Please write out the lines of the data exactly, beginning with the first and ending with the line containing "import * as"; leave the pictures behind.

☆ ☆ ☆ ☆

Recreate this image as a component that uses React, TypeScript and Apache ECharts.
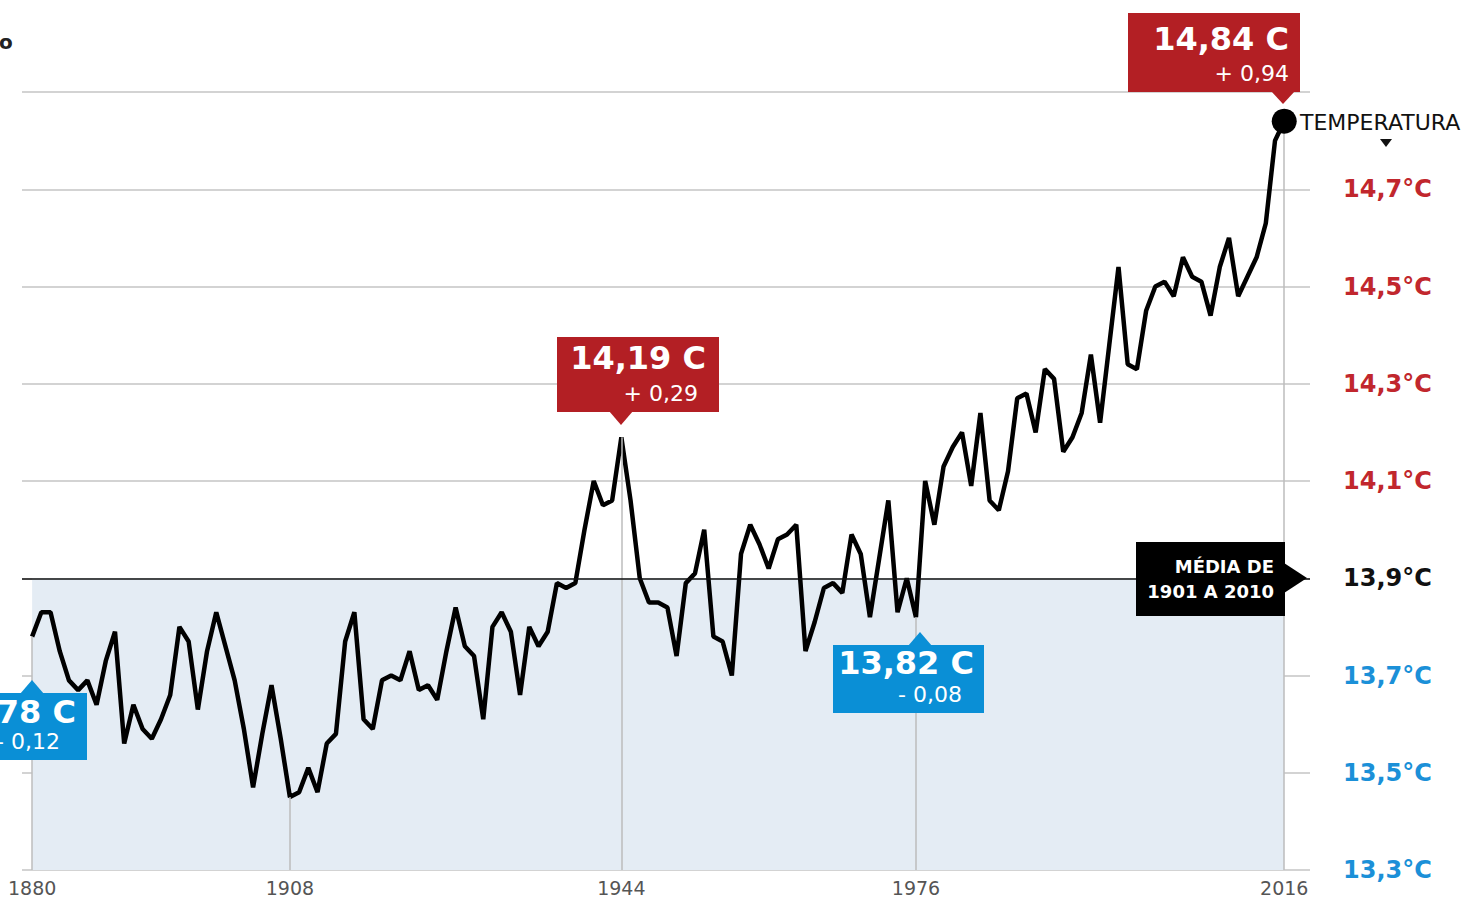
import React, { useEffect, useRef } from "react";
import * as echarts from "echarts";

// ---- data ----
const START_YEAR = 1880;
const TEMPS = [
  13.78, 13.83, 13.83, 13.75, 13.69, 13.67, 13.69, 13.64, 13.73, 13.79, // 1880s
  13.56, 13.64, 13.59, 13.57, 13.61, 13.66, 13.8, 13.77, 13.63, 13.75, // 1890s
  13.83, 13.76, 13.69, 13.59, 13.47, 13.58, 13.68, 13.57, 13.45, 13.46, // 1900s
  13.51, 13.46, 13.56, 13.58, 13.77, 13.83, 13.61, 13.59, 13.69, 13.7, // 1910s
  13.69, 13.75, 13.67, 13.68, 13.65, 13.75, 13.84, 13.76, 13.74, 13.61, // 1920s
  13.8, 13.83, 13.79, 13.66, 13.8, 13.76, 13.79, 13.89, 13.88, 13.89, // 1930s
  14.0, 14.1, 14.05, 14.06, 14.19, 14.06, 13.9, 13.85, 13.85, 13.84, // 1940s
  13.74, 13.89, 13.91, 14.0, 13.78, 13.77, 13.7, 13.95, 14.01, 13.97, // 1950s
  13.92, 13.98, 13.99, 14.01, 13.75, 13.81, 13.88, 13.89, 13.87, 13.99, // 1960s
  13.95, 13.82, 13.94, 14.06, 13.83, 13.9, 13.82, 14.1, 14.01, 14.13, // 1970s
  14.17, 14.2, 14.09, 14.24, 14.06, 14.04, 14.12, 14.27, 14.28, 14.2, // 1980s
  14.33, 14.31, 14.16, 14.19, 14.24, 14.36, 14.22, 14.38, 14.54, 14.34, // 1990s
  14.33, 14.45, 14.5, 14.51, 14.48, 14.56, 14.52, 14.51, 14.44, 14.54, // 2000s
  14.6, 14.48, 14.52, 14.56, 14.63, 14.8, 14.84, // 2010-2016
];
const REFERENCE_MEAN = 13.9; // média de 1901 a 2010
const Y_MIN = 13.3;
const Y_MAX = 14.9;
const Y_STEP = 0.2;
const X_LABEL_YEARS = [1880, 1908, 1944, 1976, 2016];
const DROP_YEARS = [1880, 1908, 1944, 1976, 2016];
const LAST_YEAR = 2016;

const RED = "#b31f24";
const RED_TEXT = "#c1272d";
const BLUE = "#0a8fd6";
const BLUE_TEXT = "#1b90d8";
const FONT = '"DejaVu Sans"';

function fmt(n: number) {
  return n.toFixed(1).replace(".", ",");
}

function box(
  rect: [number, number, number, number],
  fill: string,
  arrow: number[][],
  lines: { text: string; x: number; y: number; font: string }[]
) {
  return [
    { type: "rect", shape: { x: rect[0], y: rect[1], width: rect[2], height: rect[3] }, style: { fill }, z: 50 },
    { type: "polygon", shape: { points: arrow }, style: { fill }, z: 50 },
    ...lines.map((l) => ({
      type: "text",
      x: l.x,
      y: l.y,
      z: 51,
      style: {
        text: l.text,
        fill: "#fff",
        font: l.font,
        textAlign: "right",
        textVerticalAlign: "middle",
        align: "right",
        verticalAlign: "middle",
      },
    })),
  ];
}

export default function App() {
  const ref = useRef<HTMLDivElement>(null);
  useEffect(() => {
    const chart = echarts.init(ref.current!, null, { renderer: "svg" });
    const anomaly = (t: number) => +(t - REFERENCE_MEAN).toFixed(3);
    const years = TEMPS.map((_, i) => START_YEAR + i);
    const lineData = TEMPS.map((t, i) => [years[i], anomaly(t)]);
    const tempOf = (y: number) => TEMPS[y - START_YEAR];
    const yMinA = anomaly(Y_MIN);
    const yMaxA = anomaly(Y_MAX);

    const bigFont = `bold 32px ${FONT}`;
    const smallFont = `22px ${FONT}`;

    const option: any = {
      animation: false,
      grid: { left: 22, right: 161, top: 92, bottom: 30, containLabel: false },
      xAxis: {
        type: "value",
        min: 1878.9,
        max: 2018.8,
        splitLine: { show: false },
        axisLine: { show: false },
        axisTick: { show: false },
        axisLabel: {
          customValues: X_LABEL_YEARS,
          formatter: (v: number) => String(v),
          color: "#555",
          fontFamily: FONT,
          fontSize: 19,
          margin: 8,
        },
      },
      yAxis: {
        type: "value",
        position: "right",
        min: yMinA,
        max: yMaxA,
        interval: Y_STEP,
        axisLine: { show: false },
        axisTick: { show: false },
        splitLine: { show: true, lineStyle: { color: "#c4c4c4", width: 1.5 } },
        axisLabel: {
          align: "left",
          margin: 33,
          fontFamily: FONT,
          fontWeight: "bold",
          fontSize: 24,
          formatter: (v: number) => {
            const t = REFERENCE_MEAN + v;
            if (Math.abs(t - Y_MAX) < 0.01) return "";
            return fmt(t) + "°C";
          },
          color: (v: any) => {
            const n = parseFloat(v);
            if (n > 0.01) return RED_TEXT;
            if (n < -0.01) return BLUE_TEXT;
            return "#111";
          },
        },
      },
      series: [
        {
          type: "line",
          name: "helper",
          z: -1,
          data: lineData,
          symbol: "none",
          silent: true,
          lineStyle: { opacity: 0 },
          markArea: {
            silent: true,
            itemStyle: { color: "#e4ecf4" },
            data: [[{ xAxis: START_YEAR, yAxis: yMinA }, { xAxis: LAST_YEAR, yAxis: 0 }]],
          },
          markLine: {
            silent: true,
            symbol: "none",
            label: { show: false },
            lineStyle: { color: "#bdbdbd", width: 1.5, type: "solid" },
            data: DROP_YEARS.map((y) => [
              { coord: [y, anomaly(tempOf(y))] },
              { coord: [y, yMinA] },
            ]),
          },
        },
        {
          type: "line",
          name: "temperatura",
          z: 3,
          data: lineData,
          symbol: "none",
          lineStyle: { color: "#000", width: 4.5 },
          markLine: {
            silent: true,
            symbol: "none",
            label: { show: false },
            lineStyle: { color: "#111", width: 1.5, type: "solid" },
            data: [{ yAxis: 0 }],
          },
          markPoint: {
            symbol: "circle",
            symbolSize: 25,
            itemStyle: { color: "#000" },
            label: { show: false },
            data: [{ coord: [LAST_YEAR, anomaly(tempOf(LAST_YEAR))] }],
          },
        },
      ],
      graphic: [
        ...box([1128, 13, 172, 79], RED, [[1271, 91], [1295, 91], [1283, 104]], [
          { text: "14,84 C", x: 1289, y: 39, font: bigFont },
          { text: "+ 0,94", x: 1289, y: 73, font: smallFont },
        ]),
        ...box([557, 337, 162, 75], RED, [[609, 411], [633, 411], [621, 425]], [
          { text: "14,19 C", x: 706, y: 358, font: bigFont },
          { text: "+ 0,29", x: 698, y: 393, font: smallFont },
        ]),
        ...box([833, 645, 151, 68], BLUE, [[908, 646], [932, 646], [920, 632]], [
          { text: "13,82 C", x: 974, y: 663, font: bigFont },
          { text: "- 0,08", x: 962, y: 694, font: smallFont },
        ]),
        ...box([-90, 693, 177, 67], BLUE, [[20, 694], [44, 694], [32, 680]], [
          { text: "13,78 C", x: 76, y: 712, font: bigFont },
          { text: "- 0,12", x: 60, y: 741, font: smallFont },
        ]),
        ...box([1136, 542, 149, 74], "#000", [[1284, 563], [1307, 578], [1284, 593]], [
          { text: "MÉDIA DE", x: 1274, y: 566, font: `bold 18px ${FONT}` },
          { text: "1901 A 2010", x: 1274, y: 591, font: `bold 18px ${FONT}` },
        ]),
        {
          type: "text",
          x: 1300,
          y: 122,
          z: 51,
          style: {
            text: "TEMPERATURA",
            fill: "#111",
            font: `22px ${FONT}`,
            textAlign: "left",
            textVerticalAlign: "middle",
            align: "left",
            verticalAlign: "middle",
          },
        },
        {
          type: "polygon",
          shape: { points: [[1380, 139], [1392, 139], [1386, 147]] },
          style: { fill: "#111" },
        },
        {
          type: "text",
          x: -1,
          y: 42,
          style: {
            text: "o",
            fill: "#222",
            font: `bold 20px ${FONT}`,
            textAlign: "left",
            textVerticalAlign: "middle",
            align: "left",
            verticalAlign: "middle",
          },
        },
      ],
    };
    chart.setOption(option);
    return () => chart.dispose();
  }, []);
  return (
    <div
      ref={ref}
      style={{ position: "fixed", left: 0, top: 0, width: 1471, height: 900, background: "#fff" }}
    />
  );
}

☆ ☆ ☆ ☆

WRITTEN SOLUTION:
Recreate this image as a component that uses React, TypeScript and Apache ECharts.
import React, { useEffect, useRef } from "react";
import * as echarts from "echarts";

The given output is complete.